Mr Jackson suggested Putin’s invasion could form part of a “long-term strategic thinking” over the supply of natural resources to Europe.

He said: “The natural resources that are stored in the ground of the Ukraine cannot, of course, be overlooked and may hold some of the reasoning behind this most terrible of invasions.

“Supply of oil, gas, and precious metals will be vital to the future of a nation’s status in this resource century and combined with Putin’s insistence on occupying these territories along with the warm water ports on the Black Sea, suggests a long-term strategic thinking regarding the domination of source, supply, and distribution.”

He continued: “The conditions mirror those of Germany in 1945 and it is likely that a divided Ukraine is a serious possibility, similar to that of East and West Germany, with one side aligning with Russia and the other with the EU.

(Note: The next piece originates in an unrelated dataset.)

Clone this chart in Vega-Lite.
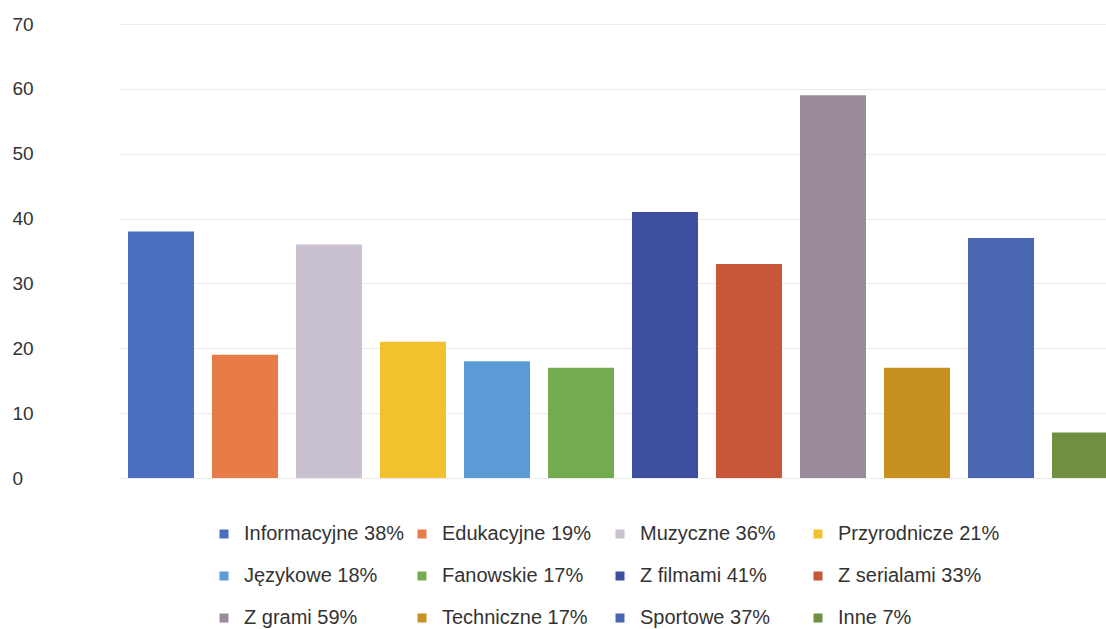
{
  "$schema": "https://vega.github.io/schema/vega-lite/v6.json",
  "width": 1008,
  "height": 454,
  "autosize": {"type": "none"},
  "padding": {"left": 119, "top": 24, "right": 0, "bottom": 151},
  "background": "white",
  "config": {
    "view": {"stroke": null},
    "font": "Liberation Sans"
  },
  "data": {
    "values": [
      {"kategoria": "Informacyjne 38%", "wartosc": 38},
      {"kategoria": "Edukacyjne 19%", "wartosc": 19},
      {"kategoria": "Muzyczne 36%", "wartosc": 36},
      {"kategoria": "Przyrodnicze 21%", "wartosc": 21},
      {"kategoria": "Językowe 18%", "wartosc": 18},
      {"kategoria": "Fanowskie 17%", "wartosc": 17},
      {"kategoria": "Z filmami 41%", "wartosc": 41},
      {"kategoria": "Z serialami 33%", "wartosc": 33},
      {"kategoria": "Z grami 59%", "wartosc": 59},
      {"kategoria": "Techniczne 17%", "wartosc": 17},
      {"kategoria": "Sportowe 37%", "wartosc": 37},
      {"kategoria": "Inne 7%", "wartosc": 7}
    ]
  },
  "mark": {"type": "bar"},
  "encoding": {
    "x": {
      "field": "kategoria",
      "type": "nominal",
      "sort": null,
      "scale": {"paddingInner": 0.214, "paddingOuter": 0.107},
      "axis": null
    },
    "y": {
      "field": "wartosc",
      "type": "quantitative",
      "scale": {"domain": [0, 70], "nice": false},
      "axis": {
        "title": null,
        "values": [0, 10, 20, 30, 40, 50, 60, 70],
        "domain": false,
        "ticks": false,
        "labelAlign": "left",
        "labelPadding": 107,
        "labelFontSize": 19,
        "labelColor": "#333333",
        "gridColor": "#ececec",
        "gridWidth": 1
      }
    },
    "color": {
      "field": "kategoria",
      "type": "nominal",
      "sort": null,
      "scale": {
        "domain": ["Informacyjne 38%", "Edukacyjne 19%", "Muzyczne 36%", "Przyrodnicze 21%", "Językowe 18%", "Fanowskie 17%", "Z filmami 41%", "Z serialami 33%", "Z grami 59%", "Techniczne 17%", "Sportowe 37%", "Inne 7%"],
        "range": ["#4a6fc0", "#e87c48", "#c9c0d0", "#f2c12e", "#5b9bd5", "#74aa50", "#3f4fa0", "#c9573a", "#9a8c9a", "#c8911f", "#4a66b0", "#6f9040"]
      },
      "legend": {
        "title": null,
        "orient": "none",
        "legendX": 95,
        "legendY": 500,
        "direction": "horizontal",
        "columns": 4,
        "gridAlign": "all",
        "columnPadding": 6,
        "rowPadding": 22,
        "symbolType": "square",
        "symbolSize": 81,
        "symbolStrokeWidth": 0,
        "symbolOpacity": 1,
        "labelFontSize": 20,
        "labelColor": "#333333",
        "labelOffset": 10,
        "labelLimit": 300
      }
    }
  }
}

“Putin cannot back down, and his public image is built upon the notion of the ‘strongman’.

“To withdraw now would make his position at home extremely precarious amongst his inner circle.”

German Chancellor Olaf Scholz, French President Emmanuel Macron and Chinese President Xi Jinping all agreed to support negotiations aimed at a diplomatic solution to the Ukraine conflict in a one-hour video conference yesterday.

Yet Mr Jackson suggested a diplomatic solution would ultimately prove “humiliating” for the Ukrainian population.

He said: “Yes, this situation can be resolved diplomatically but it will take time and likely create a situation which the Ukrainian people do not want or deserve.

“The concessions will likely be incredibly damaging and humiliating but much of it will depend on the levels of resistance, changing mood of the oligarchs surrounding Putin and the impacts of the economic sanctions on the Russian state.”